> _Supplied material_:
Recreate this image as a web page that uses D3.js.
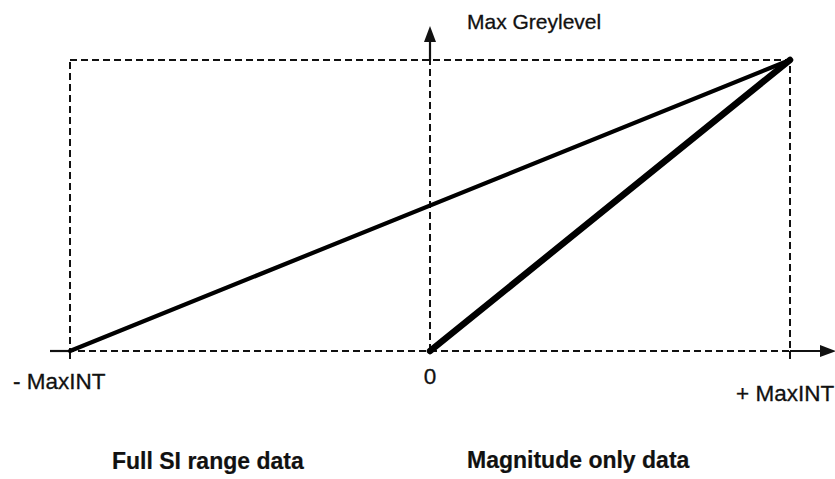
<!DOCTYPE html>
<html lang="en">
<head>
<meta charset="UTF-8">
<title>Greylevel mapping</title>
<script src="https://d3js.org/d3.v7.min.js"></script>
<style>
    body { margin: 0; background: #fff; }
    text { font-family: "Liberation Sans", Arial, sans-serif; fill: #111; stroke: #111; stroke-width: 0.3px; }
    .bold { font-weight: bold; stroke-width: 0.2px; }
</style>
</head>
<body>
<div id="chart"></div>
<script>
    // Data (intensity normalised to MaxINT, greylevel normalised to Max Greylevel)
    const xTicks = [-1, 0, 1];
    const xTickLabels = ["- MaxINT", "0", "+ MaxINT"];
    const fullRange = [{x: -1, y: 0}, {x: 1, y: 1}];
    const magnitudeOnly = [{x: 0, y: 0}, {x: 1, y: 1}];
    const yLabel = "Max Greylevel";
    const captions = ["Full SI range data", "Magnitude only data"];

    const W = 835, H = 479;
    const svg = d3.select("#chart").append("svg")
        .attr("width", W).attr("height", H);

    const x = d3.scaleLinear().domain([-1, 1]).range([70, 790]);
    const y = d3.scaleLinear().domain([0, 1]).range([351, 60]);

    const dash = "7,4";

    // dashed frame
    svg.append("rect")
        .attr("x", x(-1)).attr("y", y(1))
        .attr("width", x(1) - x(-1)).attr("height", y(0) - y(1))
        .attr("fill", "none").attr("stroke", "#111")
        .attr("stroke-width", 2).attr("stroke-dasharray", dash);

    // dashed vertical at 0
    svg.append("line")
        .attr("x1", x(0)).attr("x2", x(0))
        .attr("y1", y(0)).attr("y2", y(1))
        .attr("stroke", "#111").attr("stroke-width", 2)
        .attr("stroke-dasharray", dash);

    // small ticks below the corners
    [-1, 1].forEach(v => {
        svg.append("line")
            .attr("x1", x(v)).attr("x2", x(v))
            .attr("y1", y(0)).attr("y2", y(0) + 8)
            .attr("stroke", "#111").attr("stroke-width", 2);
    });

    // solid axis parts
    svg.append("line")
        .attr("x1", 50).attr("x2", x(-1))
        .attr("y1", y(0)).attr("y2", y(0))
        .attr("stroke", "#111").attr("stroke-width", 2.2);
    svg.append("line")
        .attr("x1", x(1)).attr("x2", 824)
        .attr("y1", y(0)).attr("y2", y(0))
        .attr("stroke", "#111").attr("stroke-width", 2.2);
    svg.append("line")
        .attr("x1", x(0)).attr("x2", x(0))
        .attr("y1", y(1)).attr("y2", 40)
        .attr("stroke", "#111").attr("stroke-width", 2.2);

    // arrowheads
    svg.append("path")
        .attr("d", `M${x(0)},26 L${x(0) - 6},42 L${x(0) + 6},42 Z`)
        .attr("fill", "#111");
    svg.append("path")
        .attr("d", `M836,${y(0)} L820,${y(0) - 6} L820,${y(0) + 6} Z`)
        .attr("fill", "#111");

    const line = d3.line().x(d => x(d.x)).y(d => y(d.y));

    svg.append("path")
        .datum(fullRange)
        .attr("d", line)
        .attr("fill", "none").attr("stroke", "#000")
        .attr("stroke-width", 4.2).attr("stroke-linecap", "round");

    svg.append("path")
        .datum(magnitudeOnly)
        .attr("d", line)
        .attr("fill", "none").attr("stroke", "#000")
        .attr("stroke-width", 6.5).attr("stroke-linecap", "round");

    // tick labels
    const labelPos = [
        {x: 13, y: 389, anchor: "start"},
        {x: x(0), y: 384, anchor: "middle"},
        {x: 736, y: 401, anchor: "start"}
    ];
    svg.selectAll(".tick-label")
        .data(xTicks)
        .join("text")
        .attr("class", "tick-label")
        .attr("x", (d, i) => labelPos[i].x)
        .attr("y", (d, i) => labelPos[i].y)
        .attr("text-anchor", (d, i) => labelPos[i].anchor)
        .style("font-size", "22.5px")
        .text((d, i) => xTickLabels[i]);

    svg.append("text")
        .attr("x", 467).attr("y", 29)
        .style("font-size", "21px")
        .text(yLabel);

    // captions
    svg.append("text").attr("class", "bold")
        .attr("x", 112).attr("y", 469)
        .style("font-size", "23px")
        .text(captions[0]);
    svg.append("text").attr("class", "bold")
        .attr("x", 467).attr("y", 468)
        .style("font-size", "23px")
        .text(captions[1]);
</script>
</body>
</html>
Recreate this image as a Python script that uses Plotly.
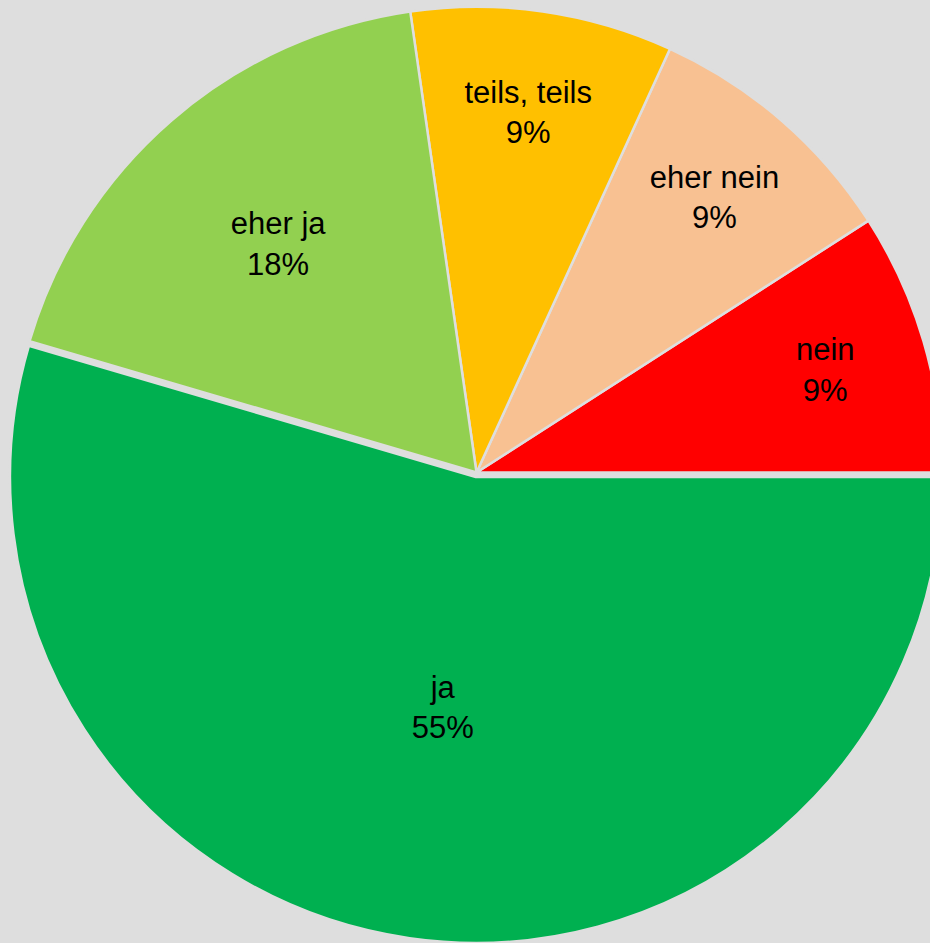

> _Given request_:
In your copy of the records, include no pictures; repeat everything else exactly.

> _Answer to the problem_:
Recreate this image as a web page that uses D3.js.
<!DOCTYPE html>
<html lang="en">
<head>
<meta charset="UTF-8">
<title>Greylevel mapping</title>
<script src="https://d3js.org/d3.v7.min.js"></script>
<style>
    body { margin: 0; background: #fff; }
    text { font-family: "Liberation Sans", Arial, sans-serif; fill: #111; stroke: #111; stroke-width: 0.3px; }
    .bold { font-weight: bold; stroke-width: 0.2px; }
</style>
</head>
<body>
<div id="chart"></div>
<script>
    // Data (intensity normalised to MaxINT, greylevel normalised to Max Greylevel)
    const xTicks = [-1, 0, 1];
    const xTickLabels = ["- MaxINT", "0", "+ MaxINT"];
    const fullRange = [{x: -1, y: 0}, {x: 1, y: 1}];
    const magnitudeOnly = [{x: 0, y: 0}, {x: 1, y: 1}];
    const yLabel = "Max Greylevel";
    const captions = ["Full SI range data", "Magnitude only data"];

    const W = 835, H = 479;
    const svg = d3.select("#chart").append("svg")
        .attr("width", W).attr("height", H);

    const x = d3.scaleLinear().domain([-1, 1]).range([70, 790]);
    const y = d3.scaleLinear().domain([0, 1]).range([351, 60]);

    const dash = "7,4";

    // dashed frame
    svg.append("rect")
        .attr("x", x(-1)).attr("y", y(1))
        .attr("width", x(1) - x(-1)).attr("height", y(0) - y(1))
        .attr("fill", "none").attr("stroke", "#111")
        .attr("stroke-width", 2).attr("stroke-dasharray", dash);

    // dashed vertical at 0
    svg.append("line")
        .attr("x1", x(0)).attr("x2", x(0))
        .attr("y1", y(0)).attr("y2", y(1))
        .attr("stroke", "#111").attr("stroke-width", 2)
        .attr("stroke-dasharray", dash);

    // small ticks below the corners
    [-1, 1].forEach(v => {
        svg.append("line")
            .attr("x1", x(v)).attr("x2", x(v))
            .attr("y1", y(0)).attr("y2", y(0) + 8)
            .attr("stroke", "#111").attr("stroke-width", 2);
    });

    // solid axis parts
    svg.append("line")
        .attr("x1", 50).attr("x2", x(-1))
        .attr("y1", y(0)).attr("y2", y(0))
        .attr("stroke", "#111").attr("stroke-width", 2.2);
    svg.append("line")
        .attr("x1", x(1)).attr("x2", 824)
        .attr("y1", y(0)).attr("y2", y(0))
        .attr("stroke", "#111").attr("stroke-width", 2.2);
    svg.append("line")
        .attr("x1", x(0)).attr("x2", x(0))
        .attr("y1", y(1)).attr("y2", 40)
        .attr("stroke", "#111").attr("stroke-width", 2.2);

    // arrowheads
    svg.append("path")
        .attr("d", `M${x(0)},26 L${x(0) - 6},42 L${x(0) + 6},42 Z`)
        .attr("fill", "#111");
    svg.append("path")
        .attr("d", `M836,${y(0)} L820,${y(0) - 6} L820,${y(0) + 6} Z`)
        .attr("fill", "#111");

    const line = d3.line().x(d => x(d.x)).y(d => y(d.y));

    svg.append("path")
        .datum(fullRange)
        .attr("d", line)
        .attr("fill", "none").attr("stroke", "#000")
        .attr("stroke-width", 4.2).attr("stroke-linecap", "round");

    svg.append("path")
        .datum(magnitudeOnly)
        .attr("d", line)
        .attr("fill", "none").attr("stroke", "#000")
        .attr("stroke-width", 6.5).attr("stroke-linecap", "round");

    // tick labels
    const labelPos = [
        {x: 13, y: 389, anchor: "start"},
        {x: x(0), y: 384, anchor: "middle"},
        {x: 736, y: 401, anchor: "start"}
    ];
    svg.selectAll(".tick-label")
        .data(xTicks)
        .join("text")
        .attr("class", "tick-label")
        .attr("x", (d, i) => labelPos[i].x)
        .attr("y", (d, i) => labelPos[i].y)
        .attr("text-anchor", (d, i) => labelPos[i].anchor)
        .style("font-size", "22.5px")
        .text((d, i) => xTickLabels[i]);

    svg.append("text")
        .attr("x", 467).attr("y", 29)
        .style("font-size", "21px")
        .text(yLabel);

    // captions
    svg.append("text").attr("class", "bold")
        .attr("x", 112).attr("y", 469)
        .style("font-size", "23px")
        .text(captions[0]);
    svg.append("text").attr("class", "bold")
        .attr("x", 467).attr("y", 468)
        .style("font-size", "23px")
        .text(captions[1]);
</script>
</body>
</html>
Recreate this image as a Python script that uses Plotly.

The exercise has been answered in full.